Brian Wood and Ryan Kelly’s complete run of Local is collected in this wonderful hardcover edition, and if you don’t give this as a gift to someone, it’s considered a crime in 47 states. You don’t want to spend New Year’s Eve in jail do you? I didn’t think so. Anyway, this book is probably on more of these kinds of lists than any other book to come out this year (or the past few years for that matter), and for good reason. Over the course of the last few years, there hasn’t been a better monthly independent book published at any company. Watching Ryan Kelly grow as an artist over the course of this book has been one of the highlights, as has reading a solid Brian Wood story just about every month. Don’t go to jail, buy this book.

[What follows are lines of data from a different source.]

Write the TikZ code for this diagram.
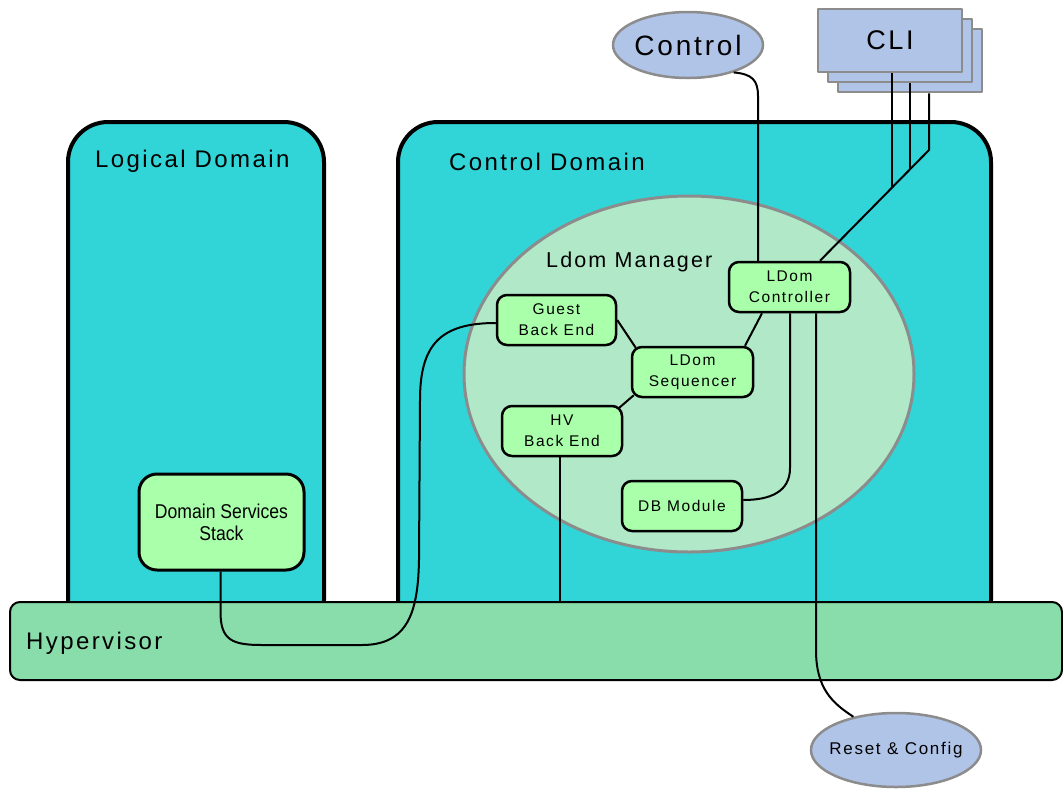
\documentclass[tikz,border=0pt]{standalone}
\usepackage{fontspec}
\setmainfont{Liberation Sans}
\newfontfamily\spaced{Liberation Sans}[LetterSpace=10]
\newfontfamily\narrowfont{Liberation Sans}[FakeStretch=0.88]
\usetikzlibrary{shapes.geometric}
\definecolor{domaincyan}{RGB}{49,213,216}
\definecolor{hypgreen}{RGB}{136,221,170}
\definecolor{mgrgreen}{RGB}{176,232,200}
\definecolor{compgreen}{RGB}{170,255,170}
\definecolor{extblue}{RGB}{176,196,232}
\definecolor{edgegray}{RGB}{140,140,140}
\pgfdeclarelayer{front}
\pgfsetlayers{main,front}
\tikzset{
  domainbox/.style={rectangle, draw=black, line width=4pt, fill=domaincyan,
    rounded corners=40pt, inner sep=0pt},
  hypbox/.style={rectangle, draw=black, line width=2pt, fill=hypgreen,
    rounded corners=10pt, inner sep=0pt},
  mgr/.style={ellipse, draw=edgegray, line width=3pt, fill=mgrgreen, inner sep=0pt},
  ext/.style={ellipse, draw=edgegray, line width=2.5pt, fill=extblue, inner sep=0pt},
  clibox/.style={rectangle, draw=edgegray, line width=2.5pt, fill=extblue,
    minimum width=144pt, minimum height=63pt, inner sep=0pt},
  comp/.style={rectangle, rounded corners=10pt, draw=black, line width=2.5pt,
    fill=compgreen, align=center, inner sep=0pt,
    font=\spaced\fontsize{15.5}{21}\selectfont},
  title/.style={anchor=base west, inner sep=0pt,
    font=\spaced\fontsize{24}{28}\selectfont},
  wire/.style={draw=black, line width=2pt},
}
\begin{document}
\begin{tikzpicture}[x=1pt, y=-1pt, line join=round]
\useasboundingbox (0,0) rectangle (1063,788);

% domains and hypervisor layer
\node[domainbox, minimum width=256pt, minimum height=518pt] (ld) at (196,381) {};
\node[domainbox, minimum width=593pt, minimum height=518pt] (cd) at (694.5,381) {};
\node[hypbox, minimum width=1052pt, minimum height=78pt] (hyp) at (536,641) {};

\node[title] (ldtitle) at (95,167) {Logical Domain};
\node[title] (cdtitle) at (449,170) {Control Domain};
\node[title] (hyptitle) at (26,649) {Hypervisor};

% LDom manager
\node[mgr, minimum width=450pt, minimum height=356pt] (mgr) at (689,374) {};
\node[anchor=base west, inner sep=0pt, font=\spaced\fontsize{21.5}{26}\selectfont]
  (mgrtitle) at (546,267) {Ldom Manager};

% external entities
\node[ext, minimum width=150pt, minimum height=66pt] (ctl) at (688,45) {};
\node[font=\spaced\fontsize{28}{32}\selectfont, inner sep=0pt] (ctltext) at (ctl) {Control};
\node[clibox] (cli3) at (910,60.5) {};
\node[clibox] (cli2) at (900,50.5) {};
\node[clibox, font=\spaced\fontsize{27}{32}\selectfont] (cli1) at (890,40.5) {CLI};
\node[ext, minimum width=170pt, minimum height=74pt] (reset) at (896,750) {};
\node[font=\spaced\fontsize{17}{20}\selectfont, inner sep=0pt] (resettext) at (reset) {Reset \& Config};

% components, kept above their wires
\begin{pgfonlayer}{front}
\node[comp, minimum width=121pt, minimum height=50pt] (ctrl) at (789.5,287) {LDom\\Controller};
\node[comp, minimum width=119pt, minimum height=50pt] (gbe) at (556.5,320) {Guest\\Back End};
\node[comp, minimum width=121pt, minimum height=50pt] (seq) at (692.5,372) {LDom\\Sequencer};
\node[comp, minimum width=120pt, minimum height=50pt] (hvbe) at (562,431) {HV\\Back End};
\node[comp, minimum width=120pt, minimum height=50pt] (db) at (682,506) {DB Module};
\node[comp, minimum width=165pt, minimum height=96pt, rounded corners=18pt, line width=3pt,
  font=\narrowfont\fontsize{20}{22}\selectfont] (dss) at (221.5,522) {Domain Services\\Stack};
\end{pgfonlayer}

% connectors
\coordinate (cliA) at (892,187);
\coordinate (cliB) at (910,169);
\path[wire] ([xshift=2pt]cli1.south) -- (cliA);
\path[wire] ([xshift=10pt]cli2.south) -- (cliB);
\path[wire] ([xshift=19pt]cli3.south) -- (929,150) -- ([xshift=30.5pt]ctrl.north);

\path[wire] (ctl.-31) .. controls (752,74) and (758,80) .. (758,96)
  -- ([xshift=-31.5pt]ctrl.north);

\path[wire] (gbe.east) -- ([shift={(5,2)}]seq.north west);
\path[wire] ([shift={(3,-3)}]seq.south west) -- ([shift={(-4,3)}]hvbe.north east);
\path[wire] ([xshift=52.5pt]seq.north) -- ([xshift=-27.5pt]ctrl.south);
\path[wire] ([xshift=0.5pt]ctrl.south) -- (790,468)
  .. controls (790,492) and (770,500) .. ([yshift=6pt]db.east);
\path[wire] ([xshift=26.5pt]ctrl.south) -- (816,650)
  .. controls (816,688) and (832,703) .. (reset.142);

\path[wire] ([xshift=-2pt]hvbe.south) -- ([xshift=-2pt]hvbe.south |- hyp.north);

\path[wire] ([xshift=-1pt]dss.south) -- (220.5,612)
  .. controls (220.5,640) and (232,645) .. (262,645) -- (362,645)
  .. controls (408,645) and (418,612) .. (419,560) -- (420,400)
  .. controls (420,345) and (440,323) .. ([yshift=-3pt]gbe.west);
\end{tikzpicture}
\end{document}
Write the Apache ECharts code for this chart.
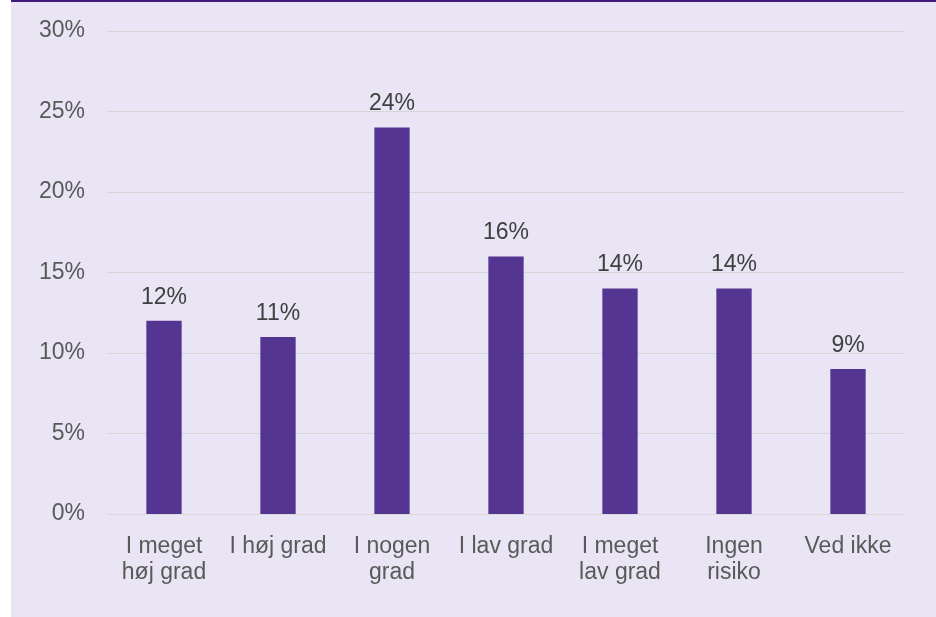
<!DOCTYPE html>
<html>
<head>
<meta charset="utf-8">
<script src="https://cdn.jsdelivr.net/npm/echarts@6/dist/echarts.min.js"></script>
<style>
html,body{margin:0;padding:0;background:#fff;}
#chart{width:936px;height:617px;}
</style>
</head>
<body>
<div id="chart"></div>
<script>
const categories = ["I meget\nhøj grad", "I høj grad", "I nogen\ngrad", "I lav grad", "I meget\nlav grad", "Ingen\nrisiko", "Ved ikke"];
const values = [12, 11, 24, 16, 14, 14, 9];
const yTicks = [0, 5, 10, 15, 20, 25, 30];

const FONT = '"Liberation Sans", Arial, sans-serif';
const chart = echarts.init(document.getElementById('chart'));
chart.setOption({
  backgroundColor: '#ffffff',
  animation: false,
  graphic: [
    { type: 'rect', left: 11, top: 0, shape: { width: 925, height: 617 }, style: { fill: '#E9E5F5' }, z: -10 },
    { type: 'rect', left: 11, top: 0, shape: { width: 925, height: 2 }, style: { fill: '#3F1D78' }, z: -9 }
  ],
  grid: { left: 107, right: 31, top: 31, bottom: 103 },
  xAxis: {
    type: 'category',
    data: categories,
    axisLine: { show: true, lineStyle: { color: '#D9D9D9', width: 1 } },
    axisTick: { show: false },
    axisLabel: { color: '#595959', fontSize: 23, fontFamily: FONT, lineHeight: 26, margin: 20, interval: 0 }
  },
  yAxis: {
    type: 'value',
    min: yTicks[0],
    max: yTicks[yTicks.length - 1],
    interval: 5,
    axisLine: { show: false },
    axisTick: { show: false },
    splitLine: { lineStyle: { color: '#D6D6D6', width: 1 } },
    axisLabel: { color: '#595959', fontSize: 23, fontFamily: FONT, margin: 22, formatter: v => v + '%' }
  },
  series: [{
    type: 'bar',
    data: values,
    barWidth: '31%',
    itemStyle: { color: '#553592' },
    label: { show: true, position: 'top', distance: 12, color: '#404040', fontSize: 23, fontFamily: FONT, formatter: p => p.value + '%' }
  }]
});
</script>
</body>
</html>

Queen and Country: Definitive Edition, Volume One – $19.99

Tara Chace is by far the strongest female lead in a comic ever. I don’t care about any other name you put on the table, there’s no way they can compare to British spy whose been shot at, wanted by her own country, kidnapped, tortured, and still managed to overcome it all. Greg Rucka has created a realistic female spy that puts every other fictional spy to shame. Containing the first three stories of Tara’s carrer at MI-6, Q&C:DE is a great introduction not only to the series, which has seen two novels as well, but also to a bunch of fantastic artists, like Steve Rolston, Brian Hurtt, and Leandro Fernandez. Greg Rucka’s writing on this series is among his best, and the only comic character of his I enjoy more than Tara is Tara’s boss, Paul Crocker. If you know someone into action flicks, or espionage films/books, you owe it to them to give them this.

Hopefully, you can find something on this list to give. If you can give all of it, good for you. Come buy me some stuff while you’re at it. Anyhow, there’s never been a better time to get people into comics, so if you have someone you haven’t convinced to start reading, now’s the time.